-- Begin --
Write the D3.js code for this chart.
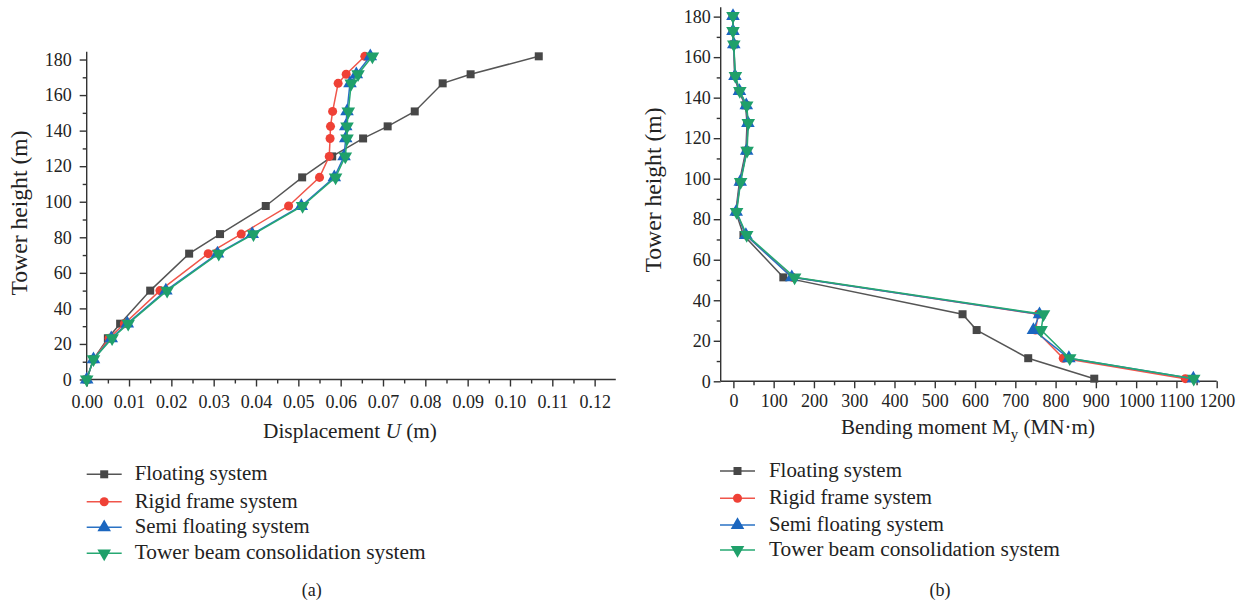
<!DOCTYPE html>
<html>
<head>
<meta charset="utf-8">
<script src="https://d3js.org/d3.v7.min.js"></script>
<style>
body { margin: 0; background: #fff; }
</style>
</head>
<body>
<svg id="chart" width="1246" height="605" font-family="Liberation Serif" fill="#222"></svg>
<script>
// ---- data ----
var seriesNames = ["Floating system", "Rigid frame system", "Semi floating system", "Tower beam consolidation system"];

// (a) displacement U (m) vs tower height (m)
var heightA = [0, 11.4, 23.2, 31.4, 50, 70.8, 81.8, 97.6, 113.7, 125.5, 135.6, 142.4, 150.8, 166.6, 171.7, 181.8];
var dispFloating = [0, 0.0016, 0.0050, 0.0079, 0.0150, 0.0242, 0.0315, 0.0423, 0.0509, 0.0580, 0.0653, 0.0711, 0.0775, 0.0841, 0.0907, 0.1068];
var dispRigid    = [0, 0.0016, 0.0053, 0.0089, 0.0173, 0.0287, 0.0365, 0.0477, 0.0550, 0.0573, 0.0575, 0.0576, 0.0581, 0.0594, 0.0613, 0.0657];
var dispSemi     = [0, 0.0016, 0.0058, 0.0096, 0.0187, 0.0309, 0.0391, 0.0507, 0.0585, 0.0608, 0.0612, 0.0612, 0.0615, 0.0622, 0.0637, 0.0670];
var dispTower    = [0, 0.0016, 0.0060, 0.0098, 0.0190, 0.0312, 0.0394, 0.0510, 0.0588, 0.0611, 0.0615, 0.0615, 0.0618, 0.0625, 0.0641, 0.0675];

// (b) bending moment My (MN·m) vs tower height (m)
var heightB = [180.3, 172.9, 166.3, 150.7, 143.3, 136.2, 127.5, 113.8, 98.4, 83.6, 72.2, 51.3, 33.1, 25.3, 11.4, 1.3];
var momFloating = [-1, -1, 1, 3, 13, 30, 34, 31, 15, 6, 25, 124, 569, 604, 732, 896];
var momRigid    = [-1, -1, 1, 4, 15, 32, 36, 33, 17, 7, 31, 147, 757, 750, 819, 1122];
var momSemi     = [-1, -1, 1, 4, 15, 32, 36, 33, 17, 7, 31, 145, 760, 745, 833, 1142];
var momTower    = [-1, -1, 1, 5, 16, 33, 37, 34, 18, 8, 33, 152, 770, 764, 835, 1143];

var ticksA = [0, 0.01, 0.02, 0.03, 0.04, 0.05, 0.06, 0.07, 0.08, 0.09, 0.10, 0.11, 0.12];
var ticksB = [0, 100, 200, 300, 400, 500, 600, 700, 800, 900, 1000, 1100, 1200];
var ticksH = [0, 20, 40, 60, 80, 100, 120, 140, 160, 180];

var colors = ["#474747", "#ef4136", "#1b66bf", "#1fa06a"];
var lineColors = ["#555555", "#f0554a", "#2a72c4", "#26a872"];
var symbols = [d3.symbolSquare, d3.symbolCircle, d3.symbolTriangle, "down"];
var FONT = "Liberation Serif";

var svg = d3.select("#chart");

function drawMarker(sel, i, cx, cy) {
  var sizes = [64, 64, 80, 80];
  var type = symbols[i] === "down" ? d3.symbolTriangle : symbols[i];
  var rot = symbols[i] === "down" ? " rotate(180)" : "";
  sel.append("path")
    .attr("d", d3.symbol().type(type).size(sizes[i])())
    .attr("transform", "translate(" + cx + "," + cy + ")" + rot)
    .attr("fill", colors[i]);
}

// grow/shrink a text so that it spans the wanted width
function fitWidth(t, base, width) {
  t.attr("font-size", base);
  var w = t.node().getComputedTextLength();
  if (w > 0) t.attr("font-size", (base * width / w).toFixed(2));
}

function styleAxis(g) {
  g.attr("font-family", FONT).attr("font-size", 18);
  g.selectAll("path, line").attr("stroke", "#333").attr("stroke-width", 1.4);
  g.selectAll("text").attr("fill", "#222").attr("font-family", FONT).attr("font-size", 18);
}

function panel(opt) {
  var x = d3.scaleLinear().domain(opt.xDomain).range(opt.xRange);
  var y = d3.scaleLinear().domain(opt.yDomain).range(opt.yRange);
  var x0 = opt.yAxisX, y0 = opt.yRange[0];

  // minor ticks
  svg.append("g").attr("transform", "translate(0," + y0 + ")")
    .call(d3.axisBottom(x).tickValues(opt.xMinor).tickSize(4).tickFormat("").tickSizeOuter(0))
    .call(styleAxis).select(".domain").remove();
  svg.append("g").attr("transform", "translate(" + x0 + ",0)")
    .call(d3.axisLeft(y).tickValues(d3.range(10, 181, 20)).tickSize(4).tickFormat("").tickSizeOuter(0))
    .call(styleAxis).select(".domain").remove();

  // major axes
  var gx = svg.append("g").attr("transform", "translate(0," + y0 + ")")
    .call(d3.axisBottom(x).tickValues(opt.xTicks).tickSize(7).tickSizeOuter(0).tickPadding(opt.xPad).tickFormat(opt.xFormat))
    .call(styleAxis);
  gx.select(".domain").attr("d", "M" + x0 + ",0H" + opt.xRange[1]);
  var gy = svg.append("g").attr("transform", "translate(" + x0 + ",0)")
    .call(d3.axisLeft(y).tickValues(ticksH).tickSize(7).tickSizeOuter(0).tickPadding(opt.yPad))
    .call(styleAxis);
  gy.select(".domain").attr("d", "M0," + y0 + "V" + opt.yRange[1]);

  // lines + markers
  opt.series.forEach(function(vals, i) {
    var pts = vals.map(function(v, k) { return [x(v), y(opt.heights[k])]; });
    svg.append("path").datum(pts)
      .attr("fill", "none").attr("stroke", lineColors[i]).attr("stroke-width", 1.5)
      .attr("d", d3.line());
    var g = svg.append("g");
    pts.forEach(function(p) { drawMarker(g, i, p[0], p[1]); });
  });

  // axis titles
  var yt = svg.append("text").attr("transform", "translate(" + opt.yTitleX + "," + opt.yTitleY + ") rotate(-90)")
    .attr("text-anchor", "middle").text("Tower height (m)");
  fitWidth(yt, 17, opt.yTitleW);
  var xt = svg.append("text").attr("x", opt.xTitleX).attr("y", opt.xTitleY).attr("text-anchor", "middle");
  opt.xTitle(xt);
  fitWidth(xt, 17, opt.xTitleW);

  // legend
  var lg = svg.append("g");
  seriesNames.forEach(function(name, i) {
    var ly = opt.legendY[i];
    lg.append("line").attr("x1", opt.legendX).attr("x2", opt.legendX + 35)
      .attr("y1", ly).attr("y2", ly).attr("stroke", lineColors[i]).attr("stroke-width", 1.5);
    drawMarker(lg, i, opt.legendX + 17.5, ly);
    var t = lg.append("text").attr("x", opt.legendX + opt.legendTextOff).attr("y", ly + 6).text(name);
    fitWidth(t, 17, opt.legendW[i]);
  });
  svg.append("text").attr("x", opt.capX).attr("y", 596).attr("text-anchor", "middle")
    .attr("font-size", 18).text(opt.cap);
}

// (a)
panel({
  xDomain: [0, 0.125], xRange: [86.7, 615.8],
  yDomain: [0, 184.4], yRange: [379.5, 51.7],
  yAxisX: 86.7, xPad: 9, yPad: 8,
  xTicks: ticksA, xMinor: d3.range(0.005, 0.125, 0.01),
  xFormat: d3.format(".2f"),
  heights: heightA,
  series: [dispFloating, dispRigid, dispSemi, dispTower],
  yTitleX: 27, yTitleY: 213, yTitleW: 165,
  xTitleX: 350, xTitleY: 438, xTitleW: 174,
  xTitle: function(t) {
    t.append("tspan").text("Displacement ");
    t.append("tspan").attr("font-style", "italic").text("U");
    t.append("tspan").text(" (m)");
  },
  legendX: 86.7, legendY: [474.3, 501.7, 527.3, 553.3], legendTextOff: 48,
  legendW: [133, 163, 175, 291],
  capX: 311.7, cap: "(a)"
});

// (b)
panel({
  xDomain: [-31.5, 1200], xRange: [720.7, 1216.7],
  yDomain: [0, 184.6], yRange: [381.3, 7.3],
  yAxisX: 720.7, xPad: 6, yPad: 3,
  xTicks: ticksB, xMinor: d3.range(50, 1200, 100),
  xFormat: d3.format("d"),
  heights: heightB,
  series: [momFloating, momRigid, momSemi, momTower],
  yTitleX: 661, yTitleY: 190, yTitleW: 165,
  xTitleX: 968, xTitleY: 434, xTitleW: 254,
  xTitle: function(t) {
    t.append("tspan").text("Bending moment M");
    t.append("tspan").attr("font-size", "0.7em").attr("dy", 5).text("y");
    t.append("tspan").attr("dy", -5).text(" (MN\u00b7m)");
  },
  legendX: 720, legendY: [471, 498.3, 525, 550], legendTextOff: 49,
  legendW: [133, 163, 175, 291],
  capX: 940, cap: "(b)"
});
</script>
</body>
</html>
-- End --
- _Required task_
Go from the first line of the data above to the line containing "0.0625, 0.0641, 0.0675];" and retype exactly those lines, both included, but none of the pictures.

- _Result_
Write the D3.js code for this chart.
<!DOCTYPE html>
<html>
<head>
<meta charset="utf-8">
<script src="https://d3js.org/d3.v7.min.js"></script>
<style>
body { margin: 0; background: #fff; }
</style>
</head>
<body>
<svg id="chart" width="1246" height="605" font-family="Liberation Serif" fill="#222"></svg>
<script>
// ---- data ----
var seriesNames = ["Floating system", "Rigid frame system", "Semi floating system", "Tower beam consolidation system"];

// (a) displacement U (m) vs tower height (m)
var heightA = [0, 11.4, 23.2, 31.4, 50, 70.8, 81.8, 97.6, 113.7, 125.5, 135.6, 142.4, 150.8, 166.6, 171.7, 181.8];
var dispFloating = [0, 0.0016, 0.0050, 0.0079, 0.0150, 0.0242, 0.0315, 0.0423, 0.0509, 0.0580, 0.0653, 0.0711, 0.0775, 0.0841, 0.0907, 0.1068];
var dispRigid    = [0, 0.0016, 0.0053, 0.0089, 0.0173, 0.0287, 0.0365, 0.0477, 0.0550, 0.0573, 0.0575, 0.0576, 0.0581, 0.0594, 0.0613, 0.0657];
var dispSemi     = [0, 0.0016, 0.0058, 0.0096, 0.0187, 0.0309, 0.0391, 0.0507, 0.0585, 0.0608, 0.0612, 0.0612, 0.0615, 0.0622, 0.0637, 0.0670];
var dispTower    = [0, 0.0016, 0.0060, 0.0098, 0.0190, 0.0312, 0.0394, 0.0510, 0.0588, 0.0611, 0.0615, 0.0615, 0.0618, 0.0625, 0.0641, 0.0675];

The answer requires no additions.